* _What is needed_: Transcribe all of the data exactly. Omit the pictures.

* _Stored data_:
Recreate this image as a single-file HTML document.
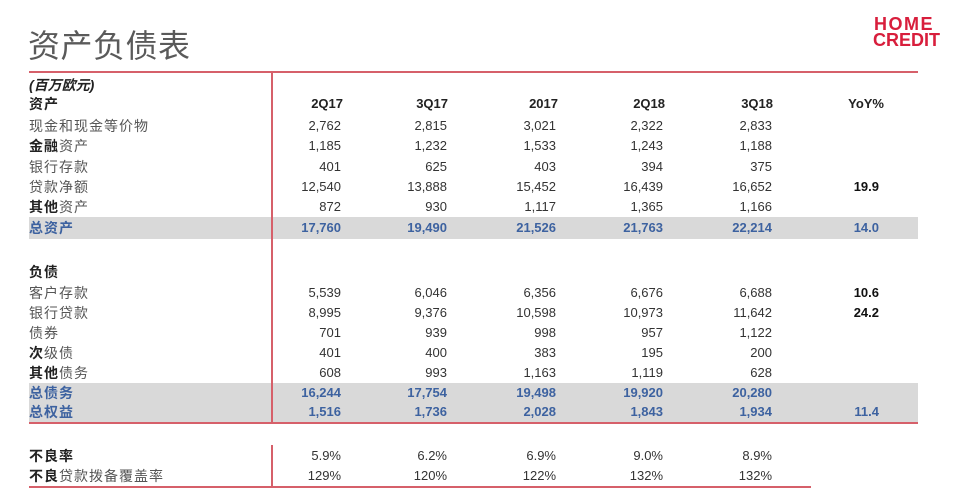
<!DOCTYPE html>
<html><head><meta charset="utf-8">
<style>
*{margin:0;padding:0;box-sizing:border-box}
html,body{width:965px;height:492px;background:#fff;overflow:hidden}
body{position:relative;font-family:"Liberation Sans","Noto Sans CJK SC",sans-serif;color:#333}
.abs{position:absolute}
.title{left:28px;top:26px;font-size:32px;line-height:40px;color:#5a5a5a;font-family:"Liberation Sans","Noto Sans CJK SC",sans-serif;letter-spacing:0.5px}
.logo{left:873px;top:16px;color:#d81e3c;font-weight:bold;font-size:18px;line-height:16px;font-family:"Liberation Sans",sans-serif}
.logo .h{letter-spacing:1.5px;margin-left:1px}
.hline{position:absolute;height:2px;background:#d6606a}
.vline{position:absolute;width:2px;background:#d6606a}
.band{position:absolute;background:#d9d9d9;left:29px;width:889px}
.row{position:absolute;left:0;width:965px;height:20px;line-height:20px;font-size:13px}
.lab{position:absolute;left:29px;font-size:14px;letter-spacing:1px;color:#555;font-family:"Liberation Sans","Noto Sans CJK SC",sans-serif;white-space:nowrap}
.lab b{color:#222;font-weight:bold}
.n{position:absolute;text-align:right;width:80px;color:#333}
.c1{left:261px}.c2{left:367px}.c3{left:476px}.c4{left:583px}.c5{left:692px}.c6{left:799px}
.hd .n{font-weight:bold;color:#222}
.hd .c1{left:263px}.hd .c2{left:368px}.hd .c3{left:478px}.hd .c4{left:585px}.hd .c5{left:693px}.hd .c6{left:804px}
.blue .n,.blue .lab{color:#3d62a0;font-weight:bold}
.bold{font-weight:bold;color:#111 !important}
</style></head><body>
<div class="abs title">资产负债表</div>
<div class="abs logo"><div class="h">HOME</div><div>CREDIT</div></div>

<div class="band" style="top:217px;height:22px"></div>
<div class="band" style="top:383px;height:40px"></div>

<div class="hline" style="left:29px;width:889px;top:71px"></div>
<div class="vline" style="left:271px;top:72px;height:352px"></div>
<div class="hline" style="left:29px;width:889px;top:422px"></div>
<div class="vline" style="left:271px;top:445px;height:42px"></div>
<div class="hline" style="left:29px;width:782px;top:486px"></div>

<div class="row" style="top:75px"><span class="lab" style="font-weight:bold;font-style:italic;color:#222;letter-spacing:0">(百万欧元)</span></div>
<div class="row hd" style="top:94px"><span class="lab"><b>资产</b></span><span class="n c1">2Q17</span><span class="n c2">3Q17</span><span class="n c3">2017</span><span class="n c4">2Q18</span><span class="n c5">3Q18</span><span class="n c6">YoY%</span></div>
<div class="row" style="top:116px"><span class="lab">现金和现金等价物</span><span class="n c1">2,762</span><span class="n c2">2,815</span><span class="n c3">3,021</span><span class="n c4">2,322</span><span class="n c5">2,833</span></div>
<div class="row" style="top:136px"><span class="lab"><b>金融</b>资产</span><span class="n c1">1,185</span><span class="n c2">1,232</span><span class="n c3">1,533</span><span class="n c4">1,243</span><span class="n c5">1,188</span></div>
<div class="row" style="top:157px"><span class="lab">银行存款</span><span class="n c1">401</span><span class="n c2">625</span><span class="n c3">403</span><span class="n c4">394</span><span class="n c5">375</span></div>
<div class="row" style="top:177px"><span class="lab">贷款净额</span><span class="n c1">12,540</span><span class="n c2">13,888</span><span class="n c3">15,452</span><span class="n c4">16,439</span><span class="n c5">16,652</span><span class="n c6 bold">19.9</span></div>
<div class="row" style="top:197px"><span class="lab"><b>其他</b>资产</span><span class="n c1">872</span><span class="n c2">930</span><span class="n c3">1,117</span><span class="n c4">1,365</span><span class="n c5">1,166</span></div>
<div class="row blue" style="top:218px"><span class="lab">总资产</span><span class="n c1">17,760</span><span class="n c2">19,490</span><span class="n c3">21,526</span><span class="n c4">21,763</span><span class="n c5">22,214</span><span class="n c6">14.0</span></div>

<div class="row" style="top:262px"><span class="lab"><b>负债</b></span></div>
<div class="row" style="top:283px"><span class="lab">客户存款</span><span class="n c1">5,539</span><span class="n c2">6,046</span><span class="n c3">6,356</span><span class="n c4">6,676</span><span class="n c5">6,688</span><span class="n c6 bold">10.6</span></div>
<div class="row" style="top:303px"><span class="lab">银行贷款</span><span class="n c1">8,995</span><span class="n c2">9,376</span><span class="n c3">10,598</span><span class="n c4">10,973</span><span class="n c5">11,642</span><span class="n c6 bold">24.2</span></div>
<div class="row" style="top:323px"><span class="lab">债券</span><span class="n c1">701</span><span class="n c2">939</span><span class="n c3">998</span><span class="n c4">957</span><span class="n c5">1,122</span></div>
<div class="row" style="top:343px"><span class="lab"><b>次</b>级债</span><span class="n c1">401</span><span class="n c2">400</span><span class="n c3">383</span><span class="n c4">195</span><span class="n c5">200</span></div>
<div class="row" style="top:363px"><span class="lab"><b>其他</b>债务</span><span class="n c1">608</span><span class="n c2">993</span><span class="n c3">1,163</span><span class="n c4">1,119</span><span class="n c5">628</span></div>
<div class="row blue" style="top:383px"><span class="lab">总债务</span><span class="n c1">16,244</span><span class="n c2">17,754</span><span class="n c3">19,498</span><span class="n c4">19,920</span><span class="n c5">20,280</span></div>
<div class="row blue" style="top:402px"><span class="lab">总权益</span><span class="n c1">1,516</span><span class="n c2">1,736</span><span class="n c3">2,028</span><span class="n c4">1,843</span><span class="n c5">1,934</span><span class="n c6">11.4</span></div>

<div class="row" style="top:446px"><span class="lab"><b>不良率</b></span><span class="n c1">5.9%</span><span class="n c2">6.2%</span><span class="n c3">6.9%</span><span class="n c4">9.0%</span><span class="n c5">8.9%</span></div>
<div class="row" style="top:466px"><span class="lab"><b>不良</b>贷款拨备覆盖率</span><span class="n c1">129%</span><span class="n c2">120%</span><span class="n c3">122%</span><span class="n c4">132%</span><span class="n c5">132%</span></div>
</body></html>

* _Exercise result_:
Recreate this image as a single-file HTML document.
<!DOCTYPE html>
<html><head><meta charset="utf-8">
<style>
*{margin:0;padding:0;box-sizing:border-box}
html,body{width:965px;height:492px;background:#fff;overflow:hidden}
body{position:relative;font-family:"Liberation Sans","Noto Sans CJK SC",sans-serif;color:#333}
.abs{position:absolute}
.title{left:28px;top:26px;font-size:32px;line-height:40px;color:#5a5a5a;font-family:"Liberation Sans","Noto Sans CJK SC",sans-serif;letter-spacing:0.5px}
.logo{left:873px;top:16px;color:#d81e3c;font-weight:bold;font-size:18px;line-height:16px;font-family:"Liberation Sans",sans-serif}
.logo .h{letter-spacing:1.5px;margin-left:1px}
.hline{position:absolute;height:2px;background:#d6606a}
.vline{position:absolute;width:2px;background:#d6606a}
.band{position:absolute;background:#d9d9d9;left:29px;width:889px}
.row{position:absolute;left:0;width:965px;height:20px;line-height:20px;font-size:13px}
.lab{position:absolute;left:29px;font-size:14px;letter-spacing:1px;color:#555;font-family:"Liberation Sans","Noto Sans CJK SC",sans-serif;white-space:nowrap}
.lab b{color:#222;font-weight:bold}
.n{position:absolute;text-align:right;width:80px;color:#333}
.c1{left:261px}.c2{left:367px}.c3{left:476px}.c4{left:583px}.c5{left:692px}.c6{left:799px}
.hd .n{font-weight:bold;color:#222}
.hd .c1{left:263px}.hd .c2{left:368px}.hd .c3{left:478px}.hd .c4{left:585px}.hd .c5{left:693px}.hd .c6{left:804px}
.blue .n,.blue .lab{color:#3d62a0;font-weight:bold}
.bold{font-weight:bold;color:#111 !important}
</style></head><body>
<div class="abs title">资产负债表</div>
<div class="abs logo"><div class="h">HOME</div><div>CREDIT</div></div>

<div class="band" style="top:217px;height:22px"></div>
<div class="band" style="top:383px;height:40px"></div>

<div class="hline" style="left:29px;width:889px;top:71px"></div>
<div class="vline" style="left:271px;top:72px;height:352px"></div>
<div class="hline" style="left:29px;width:889px;top:422px"></div>
<div class="vline" style="left:271px;top:445px;height:42px"></div>
<div class="hline" style="left:29px;width:782px;top:486px"></div>

<div class="row" style="top:75px"><span class="lab" style="font-weight:bold;font-style:italic;color:#222;letter-spacing:0">(百万欧元)</span></div>
<div class="row hd" style="top:94px"><span class="lab"><b>资产</b></span><span class="n c1">2Q17</span><span class="n c2">3Q17</span><span class="n c3">2017</span><span class="n c4">2Q18</span><span class="n c5">3Q18</span><span class="n c6">YoY%</span></div>
<div class="row" style="top:116px"><span class="lab">现金和现金等价物</span><span class="n c1">2,762</span><span class="n c2">2,815</span><span class="n c3">3,021</span><span class="n c4">2,322</span><span class="n c5">2,833</span></div>
<div class="row" style="top:136px"><span class="lab"><b>金融</b>资产</span><span class="n c1">1,185</span><span class="n c2">1,232</span><span class="n c3">1,533</span><span class="n c4">1,243</span><span class="n c5">1,188</span></div>
<div class="row" style="top:157px"><span class="lab">银行存款</span><span class="n c1">401</span><span class="n c2">625</span><span class="n c3">403</span><span class="n c4">394</span><span class="n c5">375</span></div>
<div class="row" style="top:177px"><span class="lab">贷款净额</span><span class="n c1">12,540</span><span class="n c2">13,888</span><span class="n c3">15,452</span><span class="n c4">16,439</span><span class="n c5">16,652</span><span class="n c6 bold">19.9</span></div>
<div class="row" style="top:197px"><span class="lab"><b>其他</b>资产</span><span class="n c1">872</span><span class="n c2">930</span><span class="n c3">1,117</span><span class="n c4">1,365</span><span class="n c5">1,166</span></div>
<div class="row blue" style="top:218px"><span class="lab">总资产</span><span class="n c1">17,760</span><span class="n c2">19,490</span><span class="n c3">21,526</span><span class="n c4">21,763</span><span class="n c5">22,214</span><span class="n c6">14.0</span></div>

<div class="row" style="top:262px"><span class="lab"><b>负债</b></span></div>
<div class="row" style="top:283px"><span class="lab">客户存款</span><span class="n c1">5,539</span><span class="n c2">6,046</span><span class="n c3">6,356</span><span class="n c4">6,676</span><span class="n c5">6,688</span><span class="n c6 bold">10.6</span></div>
<div class="row" style="top:303px"><span class="lab">银行贷款</span><span class="n c1">8,995</span><span class="n c2">9,376</span><span class="n c3">10,598</span><span class="n c4">10,973</span><span class="n c5">11,642</span><span class="n c6 bold">24.2</span></div>
<div class="row" style="top:323px"><span class="lab">债券</span><span class="n c1">701</span><span class="n c2">939</span><span class="n c3">998</span><span class="n c4">957</span><span class="n c5">1,122</span></div>
<div class="row" style="top:343px"><span class="lab"><b>次</b>级债</span><span class="n c1">401</span><span class="n c2">400</span><span class="n c3">383</span><span class="n c4">195</span><span class="n c5">200</span></div>
<div class="row" style="top:363px"><span class="lab"><b>其他</b>债务</span><span class="n c1">608</span><span class="n c2">993</span><span class="n c3">1,163</span><span class="n c4">1,119</span><span class="n c5">628</span></div>
<div class="row blue" style="top:383px"><span class="lab">总债务</span><span class="n c1">16,244</span><span class="n c2">17,754</span><span class="n c3">19,498</span><span class="n c4">19,920</span><span class="n c5">20,280</span></div>
<div class="row blue" style="top:402px"><span class="lab">总权益</span><span class="n c1">1,516</span><span class="n c2">1,736</span><span class="n c3">2,028</span><span class="n c4">1,843</span><span class="n c5">1,934</span><span class="n c6">11.4</span></div>

<div class="row" style="top:446px"><span class="lab"><b>不良率</b></span><span class="n c1">5.9%</span><span class="n c2">6.2%</span><span class="n c3">6.9%</span><span class="n c4">9.0%</span><span class="n c5">8.9%</span></div>
<div class="row" style="top:466px"><span class="lab"><b>不良</b>贷款拨备覆盖率</span><span class="n c1">129%</span><span class="n c2">120%</span><span class="n c3">122%</span><span class="n c4">132%</span><span class="n c5">132%</span></div>
</body></html>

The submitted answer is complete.